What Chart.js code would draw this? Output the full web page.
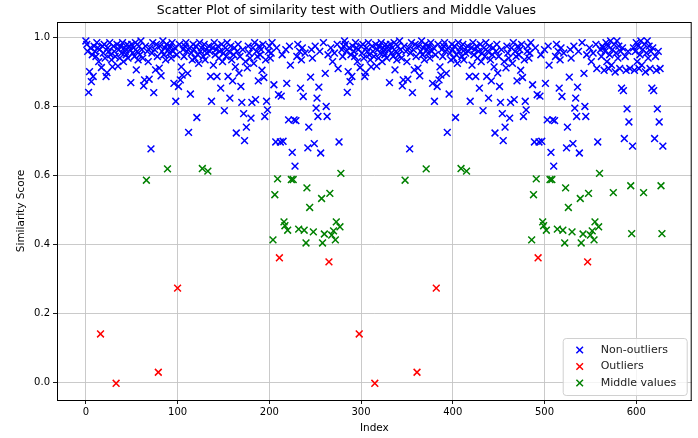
<!DOCTYPE html>
<html>
<head>
<meta charset="utf-8">
<title>Scatter Plot of similarity test</title>
<script src="https://cdn.jsdelivr.net/npm/chart.js@4.4.1/dist/chart.umd.min.js"></script>
<style>
  html, body { margin: 0; padding: 0; background: #fff; }
  #wrap { width: 698px; height: 438px; }
</style>
</head>
<body>
<div id="wrap"><canvas id="myChart" width="698" height="438"></canvas></div>
<script>
'use strict';

// similarity scores, index 0..281 (this block shows up twice in the picture)
let blockA = [
  0.99, 0.98, 0.96, 0.841, 0.901, 0.97, 0.872, 0.95, 0.887, 0.975,
  0.96, 0.945, 0.985, 0.97, 0.93, 0.965, 0.14, 0.913, 0.975, 0.955,
  0.98, 0.94, 0.887, 0.898, 0.97, 0.96, 0.985, 0.95, 0.935, 0.915,
  0.975, 0.96, 0.945, -0.003, 0.98, 0.917, 0.965, 0.94, 0.975, 0.955,
  0.985, 0.93, 0.97, 0.96, 0.95, 0.98, 0.94, 0.975, 0.965, 0.869,
  0.98, 0.955, 0.97, 0.945, 0.985, 0.906, 0.96, 0.935, 0.975, 0.95,
  0.99, 0.965, 0.94, 0.86, 0.877, 0.975, 0.586, 0.96, 0.93, 0.879,
  0.97, 0.677, 0.955, 0.985, 0.84, 0.965, 0.906, 0.98, 0.945, 0.029,
  0.911, 0.975, 0.889, 0.96, 0.99, 0.95, 0.97, 0.935, 0.98, 0.619,
  0.965, 0.955, 0.975, 0.94, 0.985, 0.96, 0.867, 0.97, 0.815, 0.95,
  0.273, 0.858, 0.98, 0.877, 0.915, 0.891, 0.965, 0.945, 0.975, 0.985,
  0.96, 0.896, 0.725, 0.97, 0.836, 0.955, 0.935, 0.98, 0.965, 0.94,
  0.975, 0.768, 0.95, 0.925, 0.985, 0.96, 0.97, 0.62, 0.945, 0.98,
  0.935, 0.965, 0.955, 0.6125, 0.975, 0.96, 0.887, 0.815, 0.97, 0.92,
  0.985, 0.95, 0.965, 0.887, 0.975, 0.94, 0.96, 0.853, 0.98, 0.93,
  0.955, 0.788, 0.97, 0.945, 0.985, 0.887, 0.96, 0.824, 0.975, 0.935,
  0.874, 0.95, 0.97, 0.915, 0.723, 0.96, 0.98, 0.897, 0.945, 0.858,
  0.812, 0.965, 0.779, 0.701, 0.93, 0.74, 0.912, 0.975, 0.955, 0.94,
  0.766, 0.812, 0.97, 0.925, 0.985, 0.82, 0.96, 0.945, 0.874, 0.975,
  0.95, 0.965, 0.905, 0.98, 0.884, 0.771, 0.935, 0.815, 0.79, 0.96,
  0.975, 0.94, 0.955, 0.985, 0.413, 0.863, 0.544, 0.697, 0.97, 0.59,
  0.834, 0.361, 0.697, 0.83, 0.95, 0.699, 0.465, 0.454, 0.965, 0.867,
  0.441, 0.761, 0.975, 0.92, 0.588, 0.667, 0.588, 0.761, 0.627, 0.759,
  0.945, 0.98, 0.444, 0.96, 0.853, 0.935, 0.97, 0.829, 0.441, 0.955,
  0.404, 0.564, 0.68, 0.74, 0.507, 0.885, 0.965, 0.94, 0.436, 0.692,
  0.975, 0.795, 0.824, 0.771, 0.856, 0.96, 0.665, 0.533, 0.404, 0.985,
  0.43, 0.896, 0.8, 0.771, 0.95, 0.349, 0.548, 0.97, 0.427, 0.93,
  0.439, 0.955, 0.413, 0.465, 0.98, 0.91, 0.697, 0.451, 0.606, 0.965,
  0.945, 0.975
];

// short block at the end, also drawn twice (index 564..629)
let blockB = [
  0.97, 0.905, 0.96, 0.985, 0.93, 0.975, 0.91, 0.95, 0.99, 0.92,
  0.965, 0.55, 0.98, 0.9, 0.955, 0.99, 0.94, 0.975, 0.91, 0.96,
  0.853, 0.97, 0.846, 0.707, 0.945, 0.905, 0.793, 0.96, 0.755, 0.91,
  0.57, 0.431, 0.685
];

let scores = blockA.concat(blockA, blockB, blockB);

let seriesNames = ['Non-outliers', 'Outliers', 'Middle values'];
let seriesColors = ['#0000ff', '#ff0000', '#008000'];
let outlierCut = 0.4;
let middleCut = 0.625;

let xTicks = [0, 100, 200, 300, 400, 500, 600];
let yTicks = [0.0, 0.2, 0.4, 0.6, 0.8, 1.0];

// split scores into the three groups
let normalPts = [];
let outlierPts = [];
let middlePts = [];
for (let i = 0; i < scores.length; i++) {
  let p = { x: i, y: scores[i] };
  if (scores[i] < outlierCut) {
    outlierPts.push(p);
  } else if (scores[i] < middleCut) {
    middlePts.push(p);
  } else {
    normalPts.push(p);
  }
}

function makeSet(idx, pts, order) {
  return {
    label: seriesNames[idx],
    data: pts,
    pointStyle: 'crossRot',
    pointRadius: 4.8,
    pointHoverRadius: 4.8,
    borderColor: seriesColors[idx],
    backgroundColor: seriesColors[idx],
    borderWidth: 1.5,
    order: order
  };
}

// legend box in the lower right corner + top/right spines
const framePlugin = {
  id: 'frame',
  afterDraw(chart) {
    let ctx = chart.ctx;
    let a = chart.chartArea;
    ctx.save();
    ctx.strokeStyle = '#000';
    ctx.lineWidth = 1;
    ctx.strokeRect(a.left + 0.5, a.top + 0.5, a.right - a.left - 1, a.bottom - a.top);

    let w = 124, h = 57;
    let bx = a.right - 5 - w, by = a.bottom - 5 - h;
    ctx.fillStyle = 'rgba(255,255,255,0.8)';
    ctx.strokeStyle = '#d0d0d0';
    ctx.beginPath();
    ctx.roundRect(bx + 0.5, by + 0.5, w, h, 3);
    ctx.fill();
    ctx.stroke();

    ctx.font = '11px "DejaVu Sans"';
    ctx.textBaseline = 'middle';
    for (let i = 0; i < seriesNames.length; i++) {
      let cy = by + 12 + i * 16.5;
      let cx = bx + 17;
      ctx.strokeStyle = seriesColors[i];
      ctx.lineWidth = 1.5;
      ctx.beginPath();
      ctx.moveTo(cx - 3.3, cy - 3.3); ctx.lineTo(cx + 3.3, cy + 3.3);
      ctx.moveTo(cx - 3.3, cy + 3.3); ctx.lineTo(cx + 3.3, cy - 3.3);
      ctx.stroke();
      ctx.fillStyle = '#222';
      ctx.fillText(seriesNames[i], bx + 38, cy);
    }
    ctx.restore();
  }
};

const config = {
  type: 'scatter',
  data: {
    datasets: [
      makeSet(0, normalPts, 2),
      makeSet(1, outlierPts, 1),
      makeSet(2, middlePts, 0)
    ]
  },
  options: {
    responsive: false,
    animation: false,
    layout: { padding: { left: 0, right: 5, top: 0, bottom: 0 } },
    plugins: {
      legend: { display: false },
      tooltip: { enabled: false },
      title: {
        display: true,
        text: 'Scatter Plot of similarity test with Outliers and Middle Values',
        color: '#000',
        font: { family: 'DejaVu Sans', size: 12.5, weight: 'normal' },
        padding: { top: 3, bottom: 4 }
      }
    },
    scales: {
      x: {
        type: 'linear',
        min: -31.45,
        max: 660.45,
        afterBuildTicks: s => { s.ticks = xTicks.map(v => ({ value: v })); },
        afterFit: s => { s.height = 38; s.paddingLeft = 0; s.paddingRight = 0; },
        grid: { color: '#c4c4c4', lineWidth: 0.9, tickColor: '#000', tickLength: 4 },
        border: { color: '#000', width: 1 },
        ticks: {
          color: '#000',
          font: { family: 'DejaVu Sans', size: 10 },
          padding: 2,
          maxRotation: 0,
          callback: v => String(v)
        },
        title: {
          display: true,
          text: 'Index',
          color: '#000',
          font: { family: 'DejaVu Sans', size: 10.5 },
          padding: { top: 2, bottom: 3 }
        }
      },
      y: {
        type: 'linear',
        min: -0.0515,
        max: 1.045,
        afterBuildTicks: s => { s.ticks = yTicks.map(v => ({ value: v })); },
        afterFit: s => { s.width = 57; s.paddingTop = 0; s.paddingBottom = 0; },
        grid: { color: '#c4c4c4', lineWidth: 0.9, tickColor: '#000', tickLength: 4 },
        border: { color: '#000', width: 1 },
        ticks: {
          color: '#000',
          font: { family: 'DejaVu Sans', size: 10 },
          padding: 3,
          callback: v => v.toFixed(1)
        },
        title: {
          display: true,
          text: 'Similarity Score',
          color: '#000',
          font: { family: 'DejaVu Sans', size: 10.5 },
          padding: { top: 15, bottom: 0 }
        }
      }
    }
  },
  plugins: [framePlugin]
};

const myChart = new Chart(document.getElementById('myChart'), config);
</script>
</body>
</html>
★ ★ ★ ★
Copy each line of the listing that contains the string "this".

What Chart.js code would draw this? Output the full web page.
// similarity scores, index 0..281 (this block shows up twice in the picture)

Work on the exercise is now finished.